SYNTHPOP hero Gary Numan sprang to fame in 1979, fronting Tubeway Army. He went on to become one of the biggest stars of British electronic music, scoring No.1 singles with Are ‘Friends’ Electric? and Cars, and chart-topping albums with Replicas and The Pleasure Principle.
Thirty years on his dystopian visions, icy vocals and memorable keyboard riffs still resonate. The 53-year-old father-of-three recently collaborated with US art rock group Battles and is about to release a new album, Dead Son Rising. Next month he’ll be performing in Leeds.
Your latest album is co-written and produced by Ade Fenton. What can people expect from it?
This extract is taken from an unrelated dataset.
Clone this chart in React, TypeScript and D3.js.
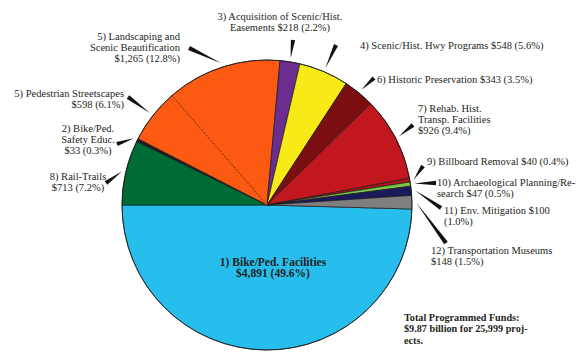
import React from "react";
import * as d3 from "d3";

const categories = [
  "1) Bike/Ped. Facilities",
  "8) Rail-Trails",
  "2) Bike/Ped. Safety Educ.",
  "5) Pedestrian Streetscapes",
  "5) Landscaping and Scenic Beautification",
  "3) Acquisition of Scenic/Hist. Easements",
  "4) Scenic/Hist. Hwy Programs",
  "6) Historic Preservation",
  "7) Rehab. Hist. Transp. Facilities",
  "9) Billboard Removal",
  "10) Archaeological Planning/Research",
  "11) Env. Mitigation",
  "12) Transportation Museums",
];
const values = [4891, 713, 33, 598, 1265, 218, 548, 343, 926, 40, 47, 100, 148];
const labelLines = [
  ["1) Bike/Ped. Facilities", "$4,891 (49.6%)"],
  ["8) Rail-Trails", "$713 (7.2%)"],
  ["2) Bike/Ped.", "Safety Educ.", "$33 (0.3%)"],
  ["5) Pedestrian Streetscapes", "$598 (6.1%)"],
  ["5) Landscaping and", "Scenic Beautification", "$1,265 (12.8%)"],
  ["3) Acquisition of Scenic/Hist.", "Easements $218 (2.2%)"],
  ["4) Scenic/Hist. Hwy Programs $548 (5.6%)"],
  ["6) Historic Preservation $343 (3.5%)"],
  ["7) Rehab. Hist.", "Transp. Facilities", "$926 (9.4%)"],
  ["9) Billboard Removal $40 (0.4%)"],
  ["10) Archaeological Planning/Re-", "search $47 (0.5%)"],
  ["11) Env. Mitigation $100", "(1.0%)"],
  ["12) Transportation Museums", "$148 (1.5%)"],
];
const totalNote = ["Total Programmed Funds:", "$9.87 billion for 25,999 proj-", "ects."];

const colors = [
  "#27BEED", "#006C35", "#1E1E1E", "#FC5A12", "#FC5A12", "#6B2E90", "#F7EA16",
  "#7A0E10", "#C2171E", "#B0141B", "#7CC544", "#1B1A5A", "#7F7F7F",
];

// layout: label anchor position + pointer base point
const layout: { x: number; y: number; anchor: string; base?: [number, number] }[] = [
  { x: 273, y: 265.5, anchor: "middle" },
  { x: 78, y: 179.5, anchor: "middle", base: [106, 183] },
  { x: 88, y: 131.5, anchor: "middle", base: [117, 144] },
  { x: 124, y: 96.5, anchor: "end", base: [128, 97] },
  { x: 180, y: 39.5, anchor: "end", base: [189, 48] },
  { x: 280, y: 19.5, anchor: "middle", base: [293, 40] },
  { x: 360, y: 48.5, anchor: "start", base: [336, 45] },
  { x: 377, y: 82.5, anchor: "start", base: [374, 78] },
  { x: 418, y: 111.5, anchor: "start", base: [413, 125] },
  { x: 427, y: 164.5, anchor: "start", base: [423, 166] },
  { x: 437, y: 185.5, anchor: "start", base: [436, 183] },
  { x: 444, y: 213.5, anchor: "start", base: [441, 208] },
  { x: 431, y: 253.5, anchor: "start", base: [446, 243] },
];

const W = 582, H = 355;
const cx = 267, cy = 205, R = 145;
const font = "'Liberation Serif', 'Times New Roman', serif";
const textColor = "#231f20";

export default function App() {
  const total = d3.sum(values);
  const blueAngle = (2 * Math.PI * values[0]) / total;
  const start = Math.PI * 1.5 - blueAngle;
  const pie = d3.pie<number>().sort(null).value((d) => d).startAngle(start).endAngle(start + 2 * Math.PI);
  const arcs = pie(values);
  const arc = d3.arc<d3.PieArcDatum<number>>().innerRadius(0).outerRadius(R);

  const polar = (a: number, r: number): [number, number] => [cx + r * Math.sin(a), cy - r * Math.cos(a)];

  const dashA = arcs[3].endAngle;
  const dashEnd = polar(dashA, R);

  return (
    <svg width={W} height={H} style={{ position: "absolute", left: 0, top: 0, background: "#fff" }}>
      <g>
        {arcs.map((a, i) => (
          <path
            key={i}
            d={arc(a) || ""}
            transform={`translate(${cx},${cy})`}
            fill={colors[i]}
            stroke="#1a1a1a"
            strokeWidth={0.7}
            strokeLinejoin="round"
          >
            <title>{categories[i]}</title>
          </path>
        ))}
        <line x1={cx} y1={cy} x2={dashEnd[0]} y2={dashEnd[1]} stroke={colors[3]} strokeWidth={1.6} />
        <line x1={cx} y1={cy} x2={dashEnd[0]} y2={dashEnd[1]} stroke="#1a1a1a" strokeWidth={0.6} strokeDasharray="2,1.5" />
        <circle cx={cx} cy={cy} r={R} fill="none" stroke="#1a1a1a" strokeWidth={0.8} />
      </g>
      <g>
        {arcs.map((a, i) => {
          const L = layout[i];
          if (!L.base) return null;
          const mid = (a.startAngle + a.endAngle) / 2;
          const tip = polar(mid, R + 4);
          const [bx, by] = L.base;
          const dx = tip[0] - bx, dy = tip[1] - by;
          const len = Math.hypot(dx, dy) || 1;
          const nx = (-dy / len) * 2.2, ny = (dx / len) * 2.2;
          const pts = `${bx + nx},${by + ny} ${bx - nx},${by - ny} ${tip[0]},${tip[1]}`;
          return <polygon key={i} points={pts} fill="#111" />;
        })}
      </g>
      <g fontFamily={font} fontSize={10.5} fill={textColor}>
        {labelLines.map((lines, i) => {
          const L = layout[i];
          return (
            <text key={i} textAnchor={L.anchor} fontWeight={i === 0 ? "bold" : "normal"} fontSize={i === 0 ? 11.5 : undefined}>
              {lines.map((ln, j) => (
                <tspan key={j} x={L.x} y={L.y + j * 11}>
                  {ln}
                </tspan>
              ))}
            </text>
          );
        })}
        <text fontWeight="bold" fontSize={10.2}>
          {totalNote.map((ln, j) => (
            <tspan key={j} x={404} y={320.5 + j * 11.5}>
              {ln}
            </tspan>
          ))}
        </text>
      </g>
    </svg>
  );
}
Dead Son Rising is a side project collaboration that started out as something quite different to the way it ended up. Initially it was a batch of songs that I didn’t use on the last two or three albums but still liked and so wanted to finish off and release. But, the end result has almost none of those original songs; in fact at least 95% of it is entirely new. With my conventional studio albums I have a clear aim from the outset, a clear direction that I want to follow and this gives those albums parameters that the songs have to fit into. I didn’t have that with Dead Son Rising and so it enabled me to be more varied and more experimental. I’m not saying it’s a better way to go about making albums; it’s just different to the way I usually do things. It is not the huge gathering of riffs and soaring choruses of my last three or four albums, although it has moments of that, but it is strange in places. Lyrically it covers a wider range of subjects than I usually look at and musically it’s definitely a step sideways.
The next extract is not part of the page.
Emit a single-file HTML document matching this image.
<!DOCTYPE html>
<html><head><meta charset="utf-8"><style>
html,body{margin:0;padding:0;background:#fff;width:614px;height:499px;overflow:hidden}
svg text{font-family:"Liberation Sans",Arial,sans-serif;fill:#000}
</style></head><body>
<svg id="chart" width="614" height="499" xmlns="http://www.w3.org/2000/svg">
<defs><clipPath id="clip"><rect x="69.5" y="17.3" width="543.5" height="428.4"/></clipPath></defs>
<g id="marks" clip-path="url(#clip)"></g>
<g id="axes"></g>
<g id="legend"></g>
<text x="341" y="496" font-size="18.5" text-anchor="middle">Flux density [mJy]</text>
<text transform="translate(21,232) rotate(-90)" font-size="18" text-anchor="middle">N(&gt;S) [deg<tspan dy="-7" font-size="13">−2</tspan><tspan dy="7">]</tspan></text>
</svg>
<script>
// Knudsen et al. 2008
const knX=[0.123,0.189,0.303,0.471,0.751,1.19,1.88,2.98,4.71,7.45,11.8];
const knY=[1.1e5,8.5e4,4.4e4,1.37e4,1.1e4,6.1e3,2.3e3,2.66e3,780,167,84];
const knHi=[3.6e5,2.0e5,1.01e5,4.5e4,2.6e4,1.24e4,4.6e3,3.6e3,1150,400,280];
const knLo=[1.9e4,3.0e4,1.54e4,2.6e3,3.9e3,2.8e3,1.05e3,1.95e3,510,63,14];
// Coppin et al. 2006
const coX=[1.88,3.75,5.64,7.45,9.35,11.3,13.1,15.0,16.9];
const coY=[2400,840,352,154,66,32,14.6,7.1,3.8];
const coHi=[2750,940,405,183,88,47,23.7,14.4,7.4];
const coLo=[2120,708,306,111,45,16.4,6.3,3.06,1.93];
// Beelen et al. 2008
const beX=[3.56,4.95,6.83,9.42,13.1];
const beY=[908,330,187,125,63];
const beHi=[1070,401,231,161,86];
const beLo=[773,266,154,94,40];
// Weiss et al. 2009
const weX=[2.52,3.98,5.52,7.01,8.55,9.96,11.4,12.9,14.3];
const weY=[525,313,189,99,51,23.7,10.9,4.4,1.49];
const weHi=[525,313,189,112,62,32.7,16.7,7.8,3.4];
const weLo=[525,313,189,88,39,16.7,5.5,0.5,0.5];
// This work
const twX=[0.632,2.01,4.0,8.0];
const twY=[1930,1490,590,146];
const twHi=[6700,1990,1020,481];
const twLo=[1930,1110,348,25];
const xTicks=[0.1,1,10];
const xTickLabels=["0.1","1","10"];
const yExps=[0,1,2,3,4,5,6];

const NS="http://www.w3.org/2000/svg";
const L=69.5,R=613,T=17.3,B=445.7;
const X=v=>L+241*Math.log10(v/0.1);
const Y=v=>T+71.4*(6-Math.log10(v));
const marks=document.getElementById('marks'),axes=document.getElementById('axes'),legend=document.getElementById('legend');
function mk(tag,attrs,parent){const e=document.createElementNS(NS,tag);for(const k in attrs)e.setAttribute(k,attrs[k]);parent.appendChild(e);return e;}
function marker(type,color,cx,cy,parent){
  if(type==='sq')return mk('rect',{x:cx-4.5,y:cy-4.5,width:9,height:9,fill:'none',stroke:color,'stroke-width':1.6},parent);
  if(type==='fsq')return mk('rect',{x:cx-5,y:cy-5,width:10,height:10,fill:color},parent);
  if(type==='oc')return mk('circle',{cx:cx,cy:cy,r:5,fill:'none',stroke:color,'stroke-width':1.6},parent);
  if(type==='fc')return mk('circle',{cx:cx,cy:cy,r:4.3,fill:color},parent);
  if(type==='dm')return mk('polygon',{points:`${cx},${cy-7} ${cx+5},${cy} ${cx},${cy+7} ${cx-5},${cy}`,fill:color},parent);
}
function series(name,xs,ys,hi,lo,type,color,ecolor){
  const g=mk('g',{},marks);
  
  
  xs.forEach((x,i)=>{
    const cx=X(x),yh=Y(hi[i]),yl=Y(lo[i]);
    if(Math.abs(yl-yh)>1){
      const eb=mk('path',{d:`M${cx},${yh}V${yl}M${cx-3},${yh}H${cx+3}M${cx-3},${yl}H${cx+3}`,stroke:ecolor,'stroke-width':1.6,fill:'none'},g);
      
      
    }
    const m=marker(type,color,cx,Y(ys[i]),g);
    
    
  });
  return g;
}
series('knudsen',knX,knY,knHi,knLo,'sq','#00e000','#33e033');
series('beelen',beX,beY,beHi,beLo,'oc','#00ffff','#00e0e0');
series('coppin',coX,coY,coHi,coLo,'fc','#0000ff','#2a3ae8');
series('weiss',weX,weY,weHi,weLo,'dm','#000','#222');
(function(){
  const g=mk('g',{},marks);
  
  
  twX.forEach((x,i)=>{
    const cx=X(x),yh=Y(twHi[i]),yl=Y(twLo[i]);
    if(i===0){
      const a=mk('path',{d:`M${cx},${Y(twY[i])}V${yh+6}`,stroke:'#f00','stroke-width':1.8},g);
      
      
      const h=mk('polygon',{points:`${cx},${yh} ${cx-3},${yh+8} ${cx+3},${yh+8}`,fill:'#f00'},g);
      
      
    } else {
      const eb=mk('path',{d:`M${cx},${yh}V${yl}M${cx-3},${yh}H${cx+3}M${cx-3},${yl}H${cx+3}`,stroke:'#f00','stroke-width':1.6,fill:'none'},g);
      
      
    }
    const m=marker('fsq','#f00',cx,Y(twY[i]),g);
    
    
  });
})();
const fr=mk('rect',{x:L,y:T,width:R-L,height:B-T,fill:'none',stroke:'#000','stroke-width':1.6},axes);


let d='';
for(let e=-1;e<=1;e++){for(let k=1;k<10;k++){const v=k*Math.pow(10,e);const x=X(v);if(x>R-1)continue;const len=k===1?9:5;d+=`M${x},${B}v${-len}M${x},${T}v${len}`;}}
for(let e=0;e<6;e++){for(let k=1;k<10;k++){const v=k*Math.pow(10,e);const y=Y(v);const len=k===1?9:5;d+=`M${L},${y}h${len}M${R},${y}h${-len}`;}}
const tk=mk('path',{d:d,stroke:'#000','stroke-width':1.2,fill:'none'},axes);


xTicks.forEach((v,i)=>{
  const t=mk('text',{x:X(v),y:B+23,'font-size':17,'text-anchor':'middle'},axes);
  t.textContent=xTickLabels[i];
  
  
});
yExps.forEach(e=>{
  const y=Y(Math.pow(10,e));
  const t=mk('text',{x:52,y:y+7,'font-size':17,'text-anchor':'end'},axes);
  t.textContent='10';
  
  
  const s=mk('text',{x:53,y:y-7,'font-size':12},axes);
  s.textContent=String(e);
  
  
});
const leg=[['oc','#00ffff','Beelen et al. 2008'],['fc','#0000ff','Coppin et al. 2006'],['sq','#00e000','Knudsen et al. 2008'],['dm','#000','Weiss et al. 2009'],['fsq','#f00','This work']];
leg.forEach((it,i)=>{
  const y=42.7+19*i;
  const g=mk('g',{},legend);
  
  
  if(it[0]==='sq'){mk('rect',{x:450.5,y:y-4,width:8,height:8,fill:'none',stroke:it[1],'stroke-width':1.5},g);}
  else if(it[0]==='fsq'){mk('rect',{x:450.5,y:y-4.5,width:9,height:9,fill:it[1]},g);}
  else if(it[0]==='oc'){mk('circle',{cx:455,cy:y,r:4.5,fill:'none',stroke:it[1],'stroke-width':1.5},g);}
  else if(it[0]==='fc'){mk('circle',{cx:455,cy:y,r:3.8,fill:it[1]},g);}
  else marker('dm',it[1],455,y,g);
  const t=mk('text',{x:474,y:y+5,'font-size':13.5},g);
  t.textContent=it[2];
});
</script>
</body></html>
How is the latest album different from Jagged?
My album Splinter will be the follow up to Jagged and I think the progression will be more obvious between those two. Dead Son Rising has given me the chance to move away a little from what I’ve been doing, but still want to do in the future I hasten to add. Jagged was, as will Splinter be, an album of huge grooves and choruses as epic as I can make them, with great chasms between the loud bits and the quiet bits, a very wide dynamic range. Dead Son Rising is more eerie, overall it has less in your face power but far more variation than Jagged.